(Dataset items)
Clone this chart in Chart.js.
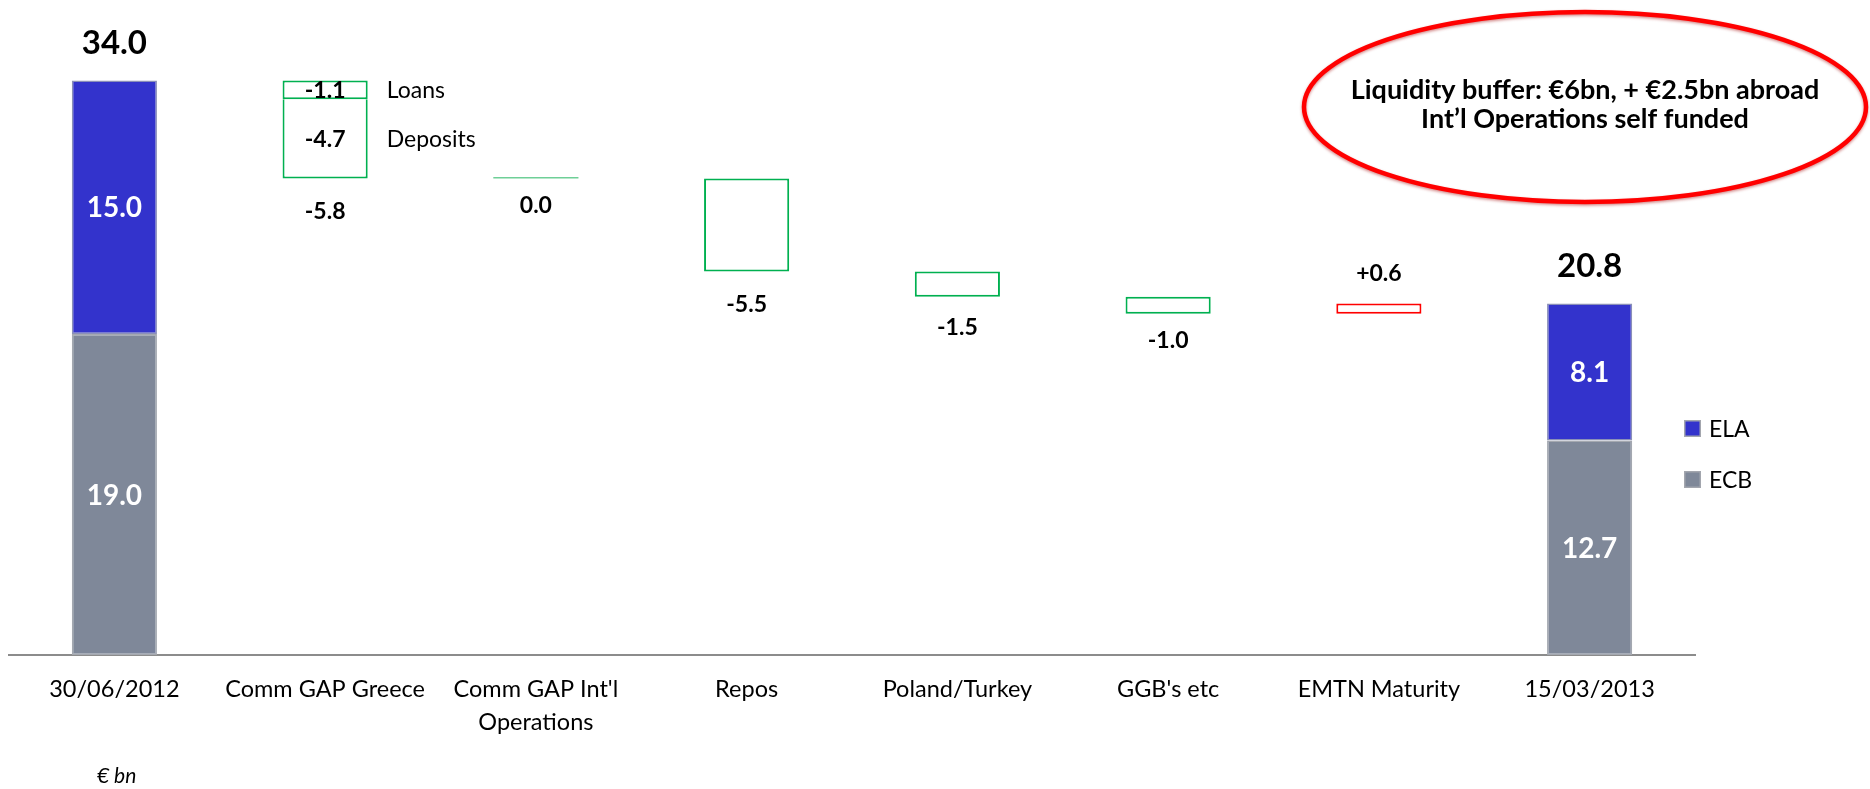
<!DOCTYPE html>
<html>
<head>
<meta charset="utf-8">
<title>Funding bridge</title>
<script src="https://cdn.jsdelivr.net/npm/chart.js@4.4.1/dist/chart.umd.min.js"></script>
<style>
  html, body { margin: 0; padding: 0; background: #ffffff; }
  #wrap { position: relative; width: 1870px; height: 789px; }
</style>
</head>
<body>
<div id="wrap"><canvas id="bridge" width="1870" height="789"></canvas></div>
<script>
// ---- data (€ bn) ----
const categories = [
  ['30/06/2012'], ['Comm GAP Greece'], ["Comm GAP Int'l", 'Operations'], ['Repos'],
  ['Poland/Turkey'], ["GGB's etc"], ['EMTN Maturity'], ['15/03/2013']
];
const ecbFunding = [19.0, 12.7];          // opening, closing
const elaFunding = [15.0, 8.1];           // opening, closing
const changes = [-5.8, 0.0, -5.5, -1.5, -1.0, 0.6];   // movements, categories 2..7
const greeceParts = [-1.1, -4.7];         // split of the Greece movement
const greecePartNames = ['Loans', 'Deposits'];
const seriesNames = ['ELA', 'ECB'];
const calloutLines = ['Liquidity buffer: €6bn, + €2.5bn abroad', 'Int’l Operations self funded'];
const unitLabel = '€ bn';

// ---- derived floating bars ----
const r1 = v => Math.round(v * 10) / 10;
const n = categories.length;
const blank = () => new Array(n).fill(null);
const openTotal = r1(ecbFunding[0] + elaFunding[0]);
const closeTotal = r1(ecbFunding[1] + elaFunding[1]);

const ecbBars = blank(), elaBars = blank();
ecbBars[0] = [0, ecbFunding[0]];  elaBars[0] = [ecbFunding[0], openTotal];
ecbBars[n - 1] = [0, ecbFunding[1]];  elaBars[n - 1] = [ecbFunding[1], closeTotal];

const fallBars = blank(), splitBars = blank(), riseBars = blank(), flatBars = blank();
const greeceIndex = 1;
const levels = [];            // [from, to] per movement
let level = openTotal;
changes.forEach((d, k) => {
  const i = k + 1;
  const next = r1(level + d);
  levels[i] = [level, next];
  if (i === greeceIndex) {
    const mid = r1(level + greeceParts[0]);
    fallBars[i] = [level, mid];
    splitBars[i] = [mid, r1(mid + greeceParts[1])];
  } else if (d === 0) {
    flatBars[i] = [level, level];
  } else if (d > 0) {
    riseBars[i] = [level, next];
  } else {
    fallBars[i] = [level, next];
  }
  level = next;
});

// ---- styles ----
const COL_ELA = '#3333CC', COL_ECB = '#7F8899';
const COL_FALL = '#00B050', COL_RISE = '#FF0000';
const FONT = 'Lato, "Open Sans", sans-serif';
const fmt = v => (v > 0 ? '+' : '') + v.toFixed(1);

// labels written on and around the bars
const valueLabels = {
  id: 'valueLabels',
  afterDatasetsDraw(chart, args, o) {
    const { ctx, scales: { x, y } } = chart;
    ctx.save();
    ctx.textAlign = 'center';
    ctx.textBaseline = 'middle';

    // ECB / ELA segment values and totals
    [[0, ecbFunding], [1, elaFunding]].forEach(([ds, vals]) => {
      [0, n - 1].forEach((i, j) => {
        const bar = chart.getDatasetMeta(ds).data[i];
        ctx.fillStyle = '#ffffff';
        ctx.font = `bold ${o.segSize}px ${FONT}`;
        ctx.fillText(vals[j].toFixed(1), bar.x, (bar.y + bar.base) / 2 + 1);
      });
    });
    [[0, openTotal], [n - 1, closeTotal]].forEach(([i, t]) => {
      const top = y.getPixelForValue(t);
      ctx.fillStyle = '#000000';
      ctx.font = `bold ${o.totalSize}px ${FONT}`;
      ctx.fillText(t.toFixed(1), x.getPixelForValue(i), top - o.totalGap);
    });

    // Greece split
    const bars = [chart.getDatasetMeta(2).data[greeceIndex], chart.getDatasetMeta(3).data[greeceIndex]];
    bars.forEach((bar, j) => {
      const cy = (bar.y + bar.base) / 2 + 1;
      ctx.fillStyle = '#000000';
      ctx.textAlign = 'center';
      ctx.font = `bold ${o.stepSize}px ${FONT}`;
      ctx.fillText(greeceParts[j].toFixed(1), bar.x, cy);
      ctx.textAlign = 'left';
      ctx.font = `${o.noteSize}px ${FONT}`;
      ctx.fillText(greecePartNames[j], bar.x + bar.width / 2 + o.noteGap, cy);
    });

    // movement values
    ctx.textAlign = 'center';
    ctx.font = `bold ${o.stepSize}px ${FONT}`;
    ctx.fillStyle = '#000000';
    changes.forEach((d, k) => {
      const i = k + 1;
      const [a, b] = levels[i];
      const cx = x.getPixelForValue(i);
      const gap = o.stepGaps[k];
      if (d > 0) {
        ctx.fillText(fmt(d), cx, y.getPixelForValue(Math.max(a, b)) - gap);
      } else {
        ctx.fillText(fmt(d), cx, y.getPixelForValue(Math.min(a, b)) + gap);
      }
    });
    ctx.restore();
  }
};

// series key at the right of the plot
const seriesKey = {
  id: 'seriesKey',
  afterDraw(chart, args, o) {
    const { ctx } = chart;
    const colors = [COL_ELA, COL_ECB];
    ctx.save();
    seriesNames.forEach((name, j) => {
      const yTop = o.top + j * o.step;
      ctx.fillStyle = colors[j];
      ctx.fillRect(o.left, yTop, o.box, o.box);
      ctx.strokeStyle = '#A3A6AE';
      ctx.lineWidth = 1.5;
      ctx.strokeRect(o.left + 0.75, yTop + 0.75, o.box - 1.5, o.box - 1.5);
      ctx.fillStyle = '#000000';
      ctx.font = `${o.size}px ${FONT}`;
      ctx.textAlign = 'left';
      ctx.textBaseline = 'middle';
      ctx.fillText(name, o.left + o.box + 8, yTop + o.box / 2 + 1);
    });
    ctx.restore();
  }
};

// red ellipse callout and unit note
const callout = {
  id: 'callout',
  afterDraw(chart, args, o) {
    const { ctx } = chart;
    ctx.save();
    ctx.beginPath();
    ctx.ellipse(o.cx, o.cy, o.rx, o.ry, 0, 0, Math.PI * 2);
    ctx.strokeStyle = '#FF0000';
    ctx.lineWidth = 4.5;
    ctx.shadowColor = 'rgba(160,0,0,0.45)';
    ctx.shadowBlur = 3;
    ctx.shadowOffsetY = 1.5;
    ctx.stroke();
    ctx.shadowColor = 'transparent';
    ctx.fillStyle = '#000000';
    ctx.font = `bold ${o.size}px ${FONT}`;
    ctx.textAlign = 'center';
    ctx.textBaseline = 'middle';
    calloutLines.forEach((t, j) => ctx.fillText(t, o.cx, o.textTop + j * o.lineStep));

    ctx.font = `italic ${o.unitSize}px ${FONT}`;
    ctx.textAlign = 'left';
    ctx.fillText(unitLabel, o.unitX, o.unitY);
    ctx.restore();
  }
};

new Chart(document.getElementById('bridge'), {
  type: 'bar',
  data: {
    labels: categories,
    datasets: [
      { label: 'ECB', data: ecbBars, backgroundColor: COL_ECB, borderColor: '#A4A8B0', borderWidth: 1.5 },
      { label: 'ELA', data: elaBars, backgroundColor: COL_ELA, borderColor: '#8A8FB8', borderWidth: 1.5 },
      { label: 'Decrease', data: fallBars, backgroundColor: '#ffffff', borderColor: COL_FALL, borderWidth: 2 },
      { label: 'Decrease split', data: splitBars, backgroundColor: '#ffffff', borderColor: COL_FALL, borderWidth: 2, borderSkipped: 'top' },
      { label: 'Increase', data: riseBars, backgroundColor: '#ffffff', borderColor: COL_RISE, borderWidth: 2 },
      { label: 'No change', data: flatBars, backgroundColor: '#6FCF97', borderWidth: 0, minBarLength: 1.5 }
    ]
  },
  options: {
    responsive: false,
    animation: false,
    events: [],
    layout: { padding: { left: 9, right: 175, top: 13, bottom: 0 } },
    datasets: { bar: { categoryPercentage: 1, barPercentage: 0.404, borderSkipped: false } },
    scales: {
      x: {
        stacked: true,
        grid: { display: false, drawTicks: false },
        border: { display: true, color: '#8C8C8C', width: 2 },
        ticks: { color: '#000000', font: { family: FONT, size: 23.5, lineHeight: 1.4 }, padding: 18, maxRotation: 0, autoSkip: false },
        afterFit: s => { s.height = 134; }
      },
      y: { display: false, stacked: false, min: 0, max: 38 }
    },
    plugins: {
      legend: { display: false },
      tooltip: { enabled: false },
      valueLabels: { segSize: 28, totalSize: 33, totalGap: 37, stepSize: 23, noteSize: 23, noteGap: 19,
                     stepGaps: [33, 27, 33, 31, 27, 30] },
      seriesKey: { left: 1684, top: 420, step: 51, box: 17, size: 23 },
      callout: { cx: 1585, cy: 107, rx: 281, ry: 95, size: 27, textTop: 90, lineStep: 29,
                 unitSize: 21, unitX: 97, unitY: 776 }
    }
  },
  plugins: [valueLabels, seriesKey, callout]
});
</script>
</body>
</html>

* * *

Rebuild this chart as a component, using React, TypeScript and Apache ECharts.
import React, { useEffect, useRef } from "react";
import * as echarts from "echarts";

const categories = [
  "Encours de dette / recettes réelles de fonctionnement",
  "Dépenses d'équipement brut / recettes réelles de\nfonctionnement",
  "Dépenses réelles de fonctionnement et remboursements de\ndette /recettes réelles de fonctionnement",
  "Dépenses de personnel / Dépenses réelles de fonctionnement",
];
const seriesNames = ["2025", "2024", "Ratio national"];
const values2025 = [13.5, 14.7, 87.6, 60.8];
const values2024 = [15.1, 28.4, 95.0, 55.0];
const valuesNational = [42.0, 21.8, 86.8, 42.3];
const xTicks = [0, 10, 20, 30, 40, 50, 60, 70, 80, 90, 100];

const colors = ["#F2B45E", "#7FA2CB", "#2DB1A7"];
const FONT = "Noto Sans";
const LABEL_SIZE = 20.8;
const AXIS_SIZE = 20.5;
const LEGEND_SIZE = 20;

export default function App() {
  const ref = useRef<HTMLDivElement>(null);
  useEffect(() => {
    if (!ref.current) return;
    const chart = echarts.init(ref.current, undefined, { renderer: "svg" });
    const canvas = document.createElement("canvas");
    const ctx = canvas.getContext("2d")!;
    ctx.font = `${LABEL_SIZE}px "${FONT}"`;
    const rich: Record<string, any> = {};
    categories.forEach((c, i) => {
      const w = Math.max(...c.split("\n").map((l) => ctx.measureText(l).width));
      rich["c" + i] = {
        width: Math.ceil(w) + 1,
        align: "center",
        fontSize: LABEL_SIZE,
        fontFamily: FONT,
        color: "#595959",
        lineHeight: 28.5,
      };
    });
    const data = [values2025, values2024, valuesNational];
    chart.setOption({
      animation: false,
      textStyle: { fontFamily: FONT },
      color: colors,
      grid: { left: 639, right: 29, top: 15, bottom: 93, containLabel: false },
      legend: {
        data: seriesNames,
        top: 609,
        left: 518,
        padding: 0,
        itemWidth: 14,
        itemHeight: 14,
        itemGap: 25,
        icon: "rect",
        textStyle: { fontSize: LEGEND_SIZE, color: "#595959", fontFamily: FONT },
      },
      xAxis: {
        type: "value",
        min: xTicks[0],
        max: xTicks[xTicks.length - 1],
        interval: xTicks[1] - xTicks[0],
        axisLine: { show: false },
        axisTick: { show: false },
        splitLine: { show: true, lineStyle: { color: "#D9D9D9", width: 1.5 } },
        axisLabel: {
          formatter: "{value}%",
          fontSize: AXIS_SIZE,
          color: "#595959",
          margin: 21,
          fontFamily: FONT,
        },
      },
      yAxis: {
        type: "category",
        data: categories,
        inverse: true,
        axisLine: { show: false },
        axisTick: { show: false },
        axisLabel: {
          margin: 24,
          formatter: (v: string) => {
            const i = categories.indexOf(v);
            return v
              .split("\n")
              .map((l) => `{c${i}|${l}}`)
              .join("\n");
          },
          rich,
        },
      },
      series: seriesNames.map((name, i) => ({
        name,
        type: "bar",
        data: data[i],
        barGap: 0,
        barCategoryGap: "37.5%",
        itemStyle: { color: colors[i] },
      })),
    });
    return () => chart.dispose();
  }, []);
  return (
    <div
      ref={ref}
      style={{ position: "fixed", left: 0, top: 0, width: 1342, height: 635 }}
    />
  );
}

WRITTEN EXERCISE: Only a number is expected here: the count of lines in the listing that hold the string "this".

SOLVED EXERCISE: 2